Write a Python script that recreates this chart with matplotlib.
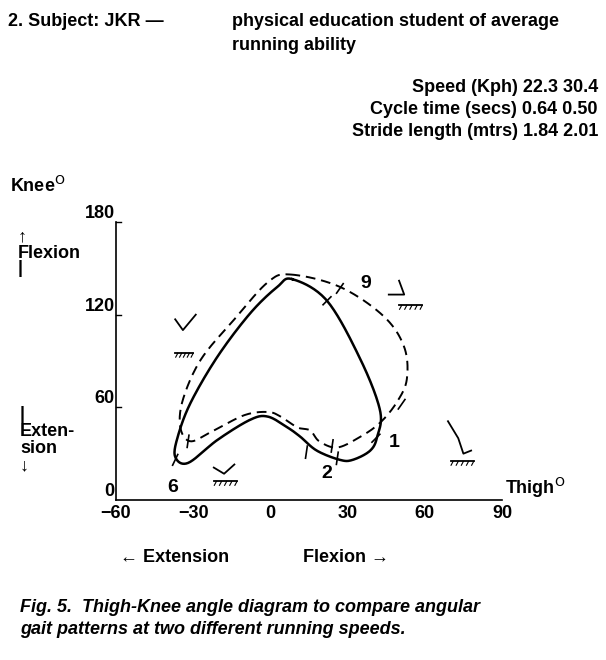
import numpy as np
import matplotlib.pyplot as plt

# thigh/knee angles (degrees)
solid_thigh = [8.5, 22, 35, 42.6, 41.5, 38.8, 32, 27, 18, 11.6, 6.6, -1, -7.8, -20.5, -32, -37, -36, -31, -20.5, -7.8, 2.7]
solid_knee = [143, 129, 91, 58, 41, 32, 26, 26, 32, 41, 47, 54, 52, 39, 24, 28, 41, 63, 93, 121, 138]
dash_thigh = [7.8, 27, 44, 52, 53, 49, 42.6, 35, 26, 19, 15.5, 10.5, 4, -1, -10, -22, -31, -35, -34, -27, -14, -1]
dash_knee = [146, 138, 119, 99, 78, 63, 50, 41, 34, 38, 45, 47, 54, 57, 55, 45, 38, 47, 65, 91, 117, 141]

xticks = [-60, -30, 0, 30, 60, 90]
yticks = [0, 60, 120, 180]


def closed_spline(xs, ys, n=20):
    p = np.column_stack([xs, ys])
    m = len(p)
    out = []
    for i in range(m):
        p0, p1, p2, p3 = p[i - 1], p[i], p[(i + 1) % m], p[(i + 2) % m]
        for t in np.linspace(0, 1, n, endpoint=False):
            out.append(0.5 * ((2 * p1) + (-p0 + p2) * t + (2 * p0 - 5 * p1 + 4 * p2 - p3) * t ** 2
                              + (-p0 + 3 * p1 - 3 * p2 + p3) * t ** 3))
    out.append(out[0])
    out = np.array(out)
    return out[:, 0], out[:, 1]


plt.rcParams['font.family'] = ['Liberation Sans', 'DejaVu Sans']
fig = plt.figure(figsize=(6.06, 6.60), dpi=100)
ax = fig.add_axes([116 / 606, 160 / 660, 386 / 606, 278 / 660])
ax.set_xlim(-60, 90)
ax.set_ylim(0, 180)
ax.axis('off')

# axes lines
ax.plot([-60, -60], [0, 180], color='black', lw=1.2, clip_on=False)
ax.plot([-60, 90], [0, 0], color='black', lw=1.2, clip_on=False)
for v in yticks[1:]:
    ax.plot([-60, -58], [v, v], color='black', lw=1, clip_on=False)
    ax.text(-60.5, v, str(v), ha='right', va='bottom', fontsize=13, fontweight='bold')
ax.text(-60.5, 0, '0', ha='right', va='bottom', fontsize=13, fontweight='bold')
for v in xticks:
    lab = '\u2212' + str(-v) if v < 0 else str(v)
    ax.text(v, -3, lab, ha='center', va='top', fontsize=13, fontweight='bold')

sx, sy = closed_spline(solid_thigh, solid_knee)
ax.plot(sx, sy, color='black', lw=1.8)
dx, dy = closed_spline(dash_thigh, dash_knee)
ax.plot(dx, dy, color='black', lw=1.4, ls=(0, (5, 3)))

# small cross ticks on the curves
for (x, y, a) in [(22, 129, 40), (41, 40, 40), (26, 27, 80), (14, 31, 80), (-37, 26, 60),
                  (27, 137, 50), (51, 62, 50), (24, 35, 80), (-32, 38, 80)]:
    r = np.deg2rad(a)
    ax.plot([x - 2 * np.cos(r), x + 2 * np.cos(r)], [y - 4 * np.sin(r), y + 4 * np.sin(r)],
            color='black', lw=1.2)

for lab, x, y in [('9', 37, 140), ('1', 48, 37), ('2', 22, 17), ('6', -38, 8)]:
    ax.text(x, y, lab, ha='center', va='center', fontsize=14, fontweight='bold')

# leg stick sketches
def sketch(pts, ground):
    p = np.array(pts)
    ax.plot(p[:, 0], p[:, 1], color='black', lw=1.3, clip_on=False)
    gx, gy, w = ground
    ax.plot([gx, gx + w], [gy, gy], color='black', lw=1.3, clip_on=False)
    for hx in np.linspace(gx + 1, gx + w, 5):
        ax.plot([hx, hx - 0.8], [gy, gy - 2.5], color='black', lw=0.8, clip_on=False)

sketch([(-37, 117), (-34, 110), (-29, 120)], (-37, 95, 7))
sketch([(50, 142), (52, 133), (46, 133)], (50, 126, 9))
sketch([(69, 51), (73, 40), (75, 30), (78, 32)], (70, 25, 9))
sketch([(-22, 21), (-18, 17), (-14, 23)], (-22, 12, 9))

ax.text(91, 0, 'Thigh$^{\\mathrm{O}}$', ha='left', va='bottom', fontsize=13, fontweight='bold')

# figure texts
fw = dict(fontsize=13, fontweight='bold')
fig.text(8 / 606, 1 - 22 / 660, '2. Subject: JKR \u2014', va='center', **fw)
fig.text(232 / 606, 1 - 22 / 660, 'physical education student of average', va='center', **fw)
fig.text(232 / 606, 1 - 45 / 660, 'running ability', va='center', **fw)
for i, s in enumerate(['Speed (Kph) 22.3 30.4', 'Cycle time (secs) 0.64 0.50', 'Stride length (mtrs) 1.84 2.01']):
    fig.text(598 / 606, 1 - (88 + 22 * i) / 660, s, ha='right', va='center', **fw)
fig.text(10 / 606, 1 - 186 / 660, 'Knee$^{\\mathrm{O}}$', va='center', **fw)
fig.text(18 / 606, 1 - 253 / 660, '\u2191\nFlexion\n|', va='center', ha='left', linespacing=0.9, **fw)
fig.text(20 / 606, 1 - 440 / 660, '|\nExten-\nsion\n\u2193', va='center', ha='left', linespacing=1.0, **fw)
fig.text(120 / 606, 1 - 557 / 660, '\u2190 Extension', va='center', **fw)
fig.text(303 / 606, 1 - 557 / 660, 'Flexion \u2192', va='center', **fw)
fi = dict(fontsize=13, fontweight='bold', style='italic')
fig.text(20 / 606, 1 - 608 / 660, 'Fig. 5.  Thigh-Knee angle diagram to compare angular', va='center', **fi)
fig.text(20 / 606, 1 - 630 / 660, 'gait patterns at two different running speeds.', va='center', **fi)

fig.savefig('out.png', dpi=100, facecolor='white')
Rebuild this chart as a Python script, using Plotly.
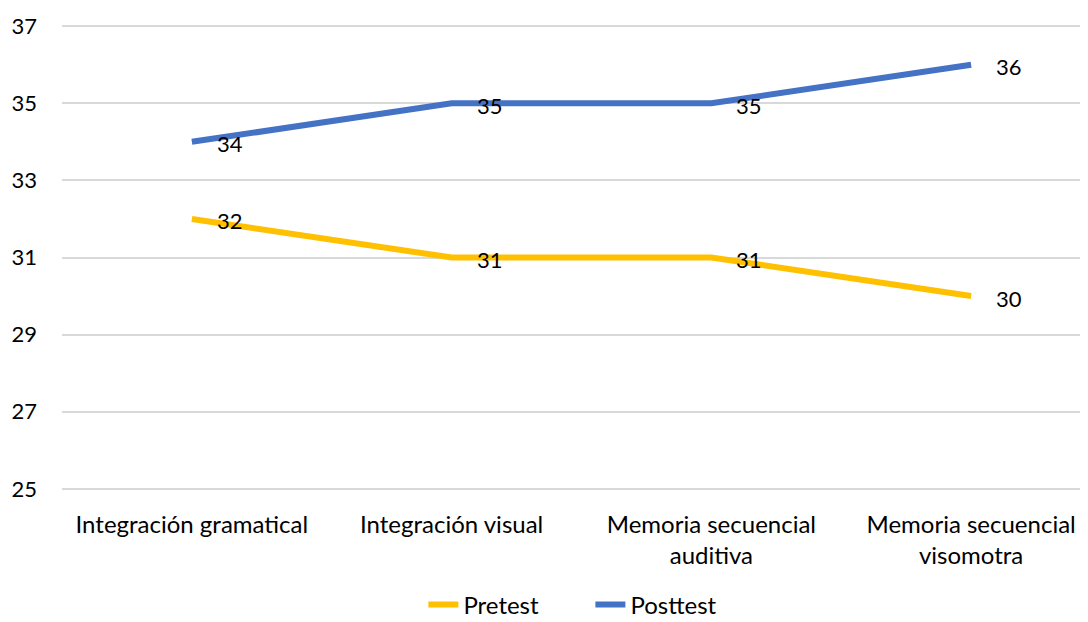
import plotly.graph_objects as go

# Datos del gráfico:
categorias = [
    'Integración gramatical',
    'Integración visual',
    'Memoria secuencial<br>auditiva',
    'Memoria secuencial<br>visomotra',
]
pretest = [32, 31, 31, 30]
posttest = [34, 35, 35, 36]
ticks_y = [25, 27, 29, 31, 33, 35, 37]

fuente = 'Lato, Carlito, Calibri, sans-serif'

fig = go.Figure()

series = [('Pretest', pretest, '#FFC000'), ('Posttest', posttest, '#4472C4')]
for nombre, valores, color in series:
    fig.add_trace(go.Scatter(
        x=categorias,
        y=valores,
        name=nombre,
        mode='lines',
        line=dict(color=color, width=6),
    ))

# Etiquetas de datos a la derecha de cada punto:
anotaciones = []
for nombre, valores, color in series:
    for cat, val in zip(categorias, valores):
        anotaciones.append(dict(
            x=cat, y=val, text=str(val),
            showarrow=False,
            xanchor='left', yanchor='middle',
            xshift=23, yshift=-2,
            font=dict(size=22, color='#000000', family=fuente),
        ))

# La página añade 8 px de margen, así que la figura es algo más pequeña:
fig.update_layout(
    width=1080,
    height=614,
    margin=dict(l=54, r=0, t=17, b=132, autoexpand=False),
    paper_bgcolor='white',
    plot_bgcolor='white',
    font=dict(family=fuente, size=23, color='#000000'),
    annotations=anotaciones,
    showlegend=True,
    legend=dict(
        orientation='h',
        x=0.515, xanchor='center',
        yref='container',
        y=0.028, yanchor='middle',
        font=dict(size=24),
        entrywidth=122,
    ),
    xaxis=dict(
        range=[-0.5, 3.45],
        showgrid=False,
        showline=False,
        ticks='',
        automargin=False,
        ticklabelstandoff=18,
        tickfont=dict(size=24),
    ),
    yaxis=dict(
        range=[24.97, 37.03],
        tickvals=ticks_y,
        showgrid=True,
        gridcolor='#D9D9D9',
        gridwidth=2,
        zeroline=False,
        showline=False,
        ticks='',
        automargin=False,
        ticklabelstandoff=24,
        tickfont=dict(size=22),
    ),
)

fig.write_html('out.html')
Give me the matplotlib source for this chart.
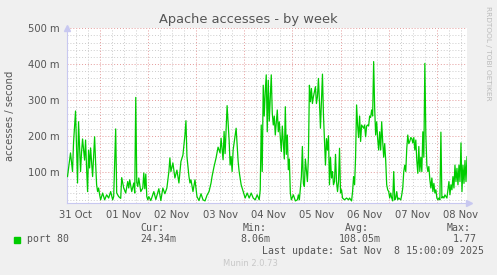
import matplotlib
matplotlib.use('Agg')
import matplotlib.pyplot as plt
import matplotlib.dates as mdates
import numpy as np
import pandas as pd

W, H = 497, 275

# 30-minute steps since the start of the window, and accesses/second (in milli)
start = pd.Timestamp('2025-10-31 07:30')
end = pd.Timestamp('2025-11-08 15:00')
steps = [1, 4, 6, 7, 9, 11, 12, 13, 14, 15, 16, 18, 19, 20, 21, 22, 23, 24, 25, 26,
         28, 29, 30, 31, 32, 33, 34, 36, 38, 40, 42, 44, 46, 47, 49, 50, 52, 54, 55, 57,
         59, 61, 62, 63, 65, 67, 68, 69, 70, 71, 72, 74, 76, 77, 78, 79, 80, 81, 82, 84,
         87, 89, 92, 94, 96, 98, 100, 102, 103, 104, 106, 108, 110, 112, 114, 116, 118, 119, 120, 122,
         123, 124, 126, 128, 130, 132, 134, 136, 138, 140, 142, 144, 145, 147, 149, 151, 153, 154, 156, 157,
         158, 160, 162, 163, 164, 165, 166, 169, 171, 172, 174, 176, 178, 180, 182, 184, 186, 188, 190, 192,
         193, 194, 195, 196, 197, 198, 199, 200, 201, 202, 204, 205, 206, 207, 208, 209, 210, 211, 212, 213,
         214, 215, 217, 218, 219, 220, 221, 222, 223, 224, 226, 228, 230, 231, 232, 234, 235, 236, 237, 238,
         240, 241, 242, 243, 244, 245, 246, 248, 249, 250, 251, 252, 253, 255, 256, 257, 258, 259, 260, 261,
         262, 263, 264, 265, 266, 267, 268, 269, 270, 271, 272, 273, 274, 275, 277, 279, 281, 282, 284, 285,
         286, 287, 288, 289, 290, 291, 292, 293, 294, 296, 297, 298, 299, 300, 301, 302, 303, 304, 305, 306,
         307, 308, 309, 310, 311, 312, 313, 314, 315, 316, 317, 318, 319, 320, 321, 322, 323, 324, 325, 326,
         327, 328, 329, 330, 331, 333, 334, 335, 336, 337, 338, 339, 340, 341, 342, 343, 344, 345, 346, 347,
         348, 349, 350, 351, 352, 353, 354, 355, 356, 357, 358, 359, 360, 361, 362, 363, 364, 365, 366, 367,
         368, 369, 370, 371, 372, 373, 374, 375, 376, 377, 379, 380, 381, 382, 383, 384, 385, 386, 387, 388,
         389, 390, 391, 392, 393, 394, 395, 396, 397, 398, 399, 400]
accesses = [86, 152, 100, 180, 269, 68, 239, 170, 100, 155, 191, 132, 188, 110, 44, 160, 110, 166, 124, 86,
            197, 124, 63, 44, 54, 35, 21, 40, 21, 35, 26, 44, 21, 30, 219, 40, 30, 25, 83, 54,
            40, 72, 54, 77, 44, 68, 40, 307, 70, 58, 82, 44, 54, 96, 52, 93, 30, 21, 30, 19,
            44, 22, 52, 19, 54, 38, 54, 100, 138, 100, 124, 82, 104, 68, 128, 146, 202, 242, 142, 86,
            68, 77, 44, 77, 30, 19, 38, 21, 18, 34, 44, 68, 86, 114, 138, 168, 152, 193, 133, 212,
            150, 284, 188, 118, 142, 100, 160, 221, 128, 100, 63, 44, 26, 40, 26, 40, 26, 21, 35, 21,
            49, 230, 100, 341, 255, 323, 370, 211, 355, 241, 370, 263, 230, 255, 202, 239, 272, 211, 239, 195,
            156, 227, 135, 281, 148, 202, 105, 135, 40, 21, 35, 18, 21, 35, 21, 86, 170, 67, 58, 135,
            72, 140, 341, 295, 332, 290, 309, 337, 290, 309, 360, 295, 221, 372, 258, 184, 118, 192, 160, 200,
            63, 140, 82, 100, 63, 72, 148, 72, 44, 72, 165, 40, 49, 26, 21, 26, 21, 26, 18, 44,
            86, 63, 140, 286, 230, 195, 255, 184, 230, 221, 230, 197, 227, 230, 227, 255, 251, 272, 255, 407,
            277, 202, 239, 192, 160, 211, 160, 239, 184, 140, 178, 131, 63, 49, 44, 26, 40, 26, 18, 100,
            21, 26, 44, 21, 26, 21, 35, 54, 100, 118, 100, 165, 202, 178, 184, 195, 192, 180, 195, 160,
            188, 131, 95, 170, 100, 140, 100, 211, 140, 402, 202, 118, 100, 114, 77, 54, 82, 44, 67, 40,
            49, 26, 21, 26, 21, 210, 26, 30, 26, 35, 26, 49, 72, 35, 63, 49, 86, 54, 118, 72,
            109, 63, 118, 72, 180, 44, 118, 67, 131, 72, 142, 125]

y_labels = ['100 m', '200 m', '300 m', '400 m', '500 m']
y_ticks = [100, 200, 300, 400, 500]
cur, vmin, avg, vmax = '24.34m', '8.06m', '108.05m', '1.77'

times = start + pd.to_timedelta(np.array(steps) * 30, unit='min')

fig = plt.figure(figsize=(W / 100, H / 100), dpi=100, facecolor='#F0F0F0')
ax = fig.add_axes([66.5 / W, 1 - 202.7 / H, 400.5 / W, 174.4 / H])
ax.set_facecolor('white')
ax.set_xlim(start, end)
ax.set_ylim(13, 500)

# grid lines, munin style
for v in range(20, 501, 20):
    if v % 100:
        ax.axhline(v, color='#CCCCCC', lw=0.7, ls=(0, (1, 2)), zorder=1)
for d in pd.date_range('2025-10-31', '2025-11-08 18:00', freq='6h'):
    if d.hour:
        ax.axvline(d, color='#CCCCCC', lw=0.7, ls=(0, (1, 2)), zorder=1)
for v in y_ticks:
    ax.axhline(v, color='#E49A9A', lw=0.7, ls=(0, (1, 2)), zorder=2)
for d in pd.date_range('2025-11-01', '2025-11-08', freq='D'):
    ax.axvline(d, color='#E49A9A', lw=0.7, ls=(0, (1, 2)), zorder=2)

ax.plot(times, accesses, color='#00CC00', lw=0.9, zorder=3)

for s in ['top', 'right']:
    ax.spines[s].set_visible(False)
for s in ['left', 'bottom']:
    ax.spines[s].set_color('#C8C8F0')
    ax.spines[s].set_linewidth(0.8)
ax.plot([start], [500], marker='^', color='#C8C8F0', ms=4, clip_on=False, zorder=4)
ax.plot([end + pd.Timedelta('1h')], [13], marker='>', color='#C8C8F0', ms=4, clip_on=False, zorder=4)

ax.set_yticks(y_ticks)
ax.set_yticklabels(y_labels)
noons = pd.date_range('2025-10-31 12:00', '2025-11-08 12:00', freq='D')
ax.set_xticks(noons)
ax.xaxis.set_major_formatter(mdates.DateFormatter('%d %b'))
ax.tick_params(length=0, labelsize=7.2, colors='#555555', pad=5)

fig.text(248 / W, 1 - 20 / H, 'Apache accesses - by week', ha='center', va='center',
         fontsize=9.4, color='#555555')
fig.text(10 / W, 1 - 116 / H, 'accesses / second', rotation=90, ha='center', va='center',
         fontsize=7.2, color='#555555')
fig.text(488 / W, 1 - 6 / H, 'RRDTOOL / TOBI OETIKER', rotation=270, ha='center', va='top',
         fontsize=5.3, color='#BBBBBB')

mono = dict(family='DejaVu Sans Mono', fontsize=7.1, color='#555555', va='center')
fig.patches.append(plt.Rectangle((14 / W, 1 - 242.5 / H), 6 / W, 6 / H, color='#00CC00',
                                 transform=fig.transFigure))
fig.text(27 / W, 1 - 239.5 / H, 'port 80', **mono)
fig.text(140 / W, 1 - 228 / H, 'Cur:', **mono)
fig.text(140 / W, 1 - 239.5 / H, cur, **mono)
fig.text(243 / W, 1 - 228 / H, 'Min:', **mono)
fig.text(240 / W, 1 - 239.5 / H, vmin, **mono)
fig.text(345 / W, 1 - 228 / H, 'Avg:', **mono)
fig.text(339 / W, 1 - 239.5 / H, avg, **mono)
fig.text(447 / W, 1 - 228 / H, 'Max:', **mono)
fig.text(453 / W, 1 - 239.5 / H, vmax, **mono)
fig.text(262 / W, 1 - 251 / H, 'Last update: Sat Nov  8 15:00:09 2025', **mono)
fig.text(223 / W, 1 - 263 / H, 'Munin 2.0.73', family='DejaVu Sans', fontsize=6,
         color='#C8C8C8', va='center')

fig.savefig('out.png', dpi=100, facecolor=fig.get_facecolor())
##############################
What you should do: Pictures are excluded; extract exactly the lines from the start of the data through the line that holds "ax.axis('off')", both ends included.

Exercise answer:
Write a Python script that recreates this chart with matplotlib.
import numpy as np
import matplotlib.pyplot as plt

# thigh/knee angles (degrees)
solid_thigh = [8.5, 22, 35, 42.6, 41.5, 38.8, 32, 27, 18, 11.6, 6.6, -1, -7.8, -20.5, -32, -37, -36, -31, -20.5, -7.8, 2.7]
solid_knee = [143, 129, 91, 58, 41, 32, 26, 26, 32, 41, 47, 54, 52, 39, 24, 28, 41, 63, 93, 121, 138]
dash_thigh = [7.8, 27, 44, 52, 53, 49, 42.6, 35, 26, 19, 15.5, 10.5, 4, -1, -10, -22, -31, -35, -34, -27, -14, -1]
dash_knee = [146, 138, 119, 99, 78, 63, 50, 41, 34, 38, 45, 47, 54, 57, 55, 45, 38, 47, 65, 91, 117, 141]

xticks = [-60, -30, 0, 30, 60, 90]
yticks = [0, 60, 120, 180]


def closed_spline(xs, ys, n=20):
    p = np.column_stack([xs, ys])
    m = len(p)
    out = []
    for i in range(m):
        p0, p1, p2, p3 = p[i - 1], p[i], p[(i + 1) % m], p[(i + 2) % m]
        for t in np.linspace(0, 1, n, endpoint=False):
            out.append(0.5 * ((2 * p1) + (-p0 + p2) * t + (2 * p0 - 5 * p1 + 4 * p2 - p3) * t ** 2
                              + (-p0 + 3 * p1 - 3 * p2 + p3) * t ** 3))
    out.append(out[0])
    out = np.array(out)
    return out[:, 0], out[:, 1]


plt.rcParams['font.family'] = ['Liberation Sans', 'DejaVu Sans']
fig = plt.figure(figsize=(6.06, 6.60), dpi=100)
ax = fig.add_axes([116 / 606, 160 / 660, 386 / 606, 278 / 660])
ax.set_xlim(-60, 90)
ax.set_ylim(0, 180)
ax.axis('off')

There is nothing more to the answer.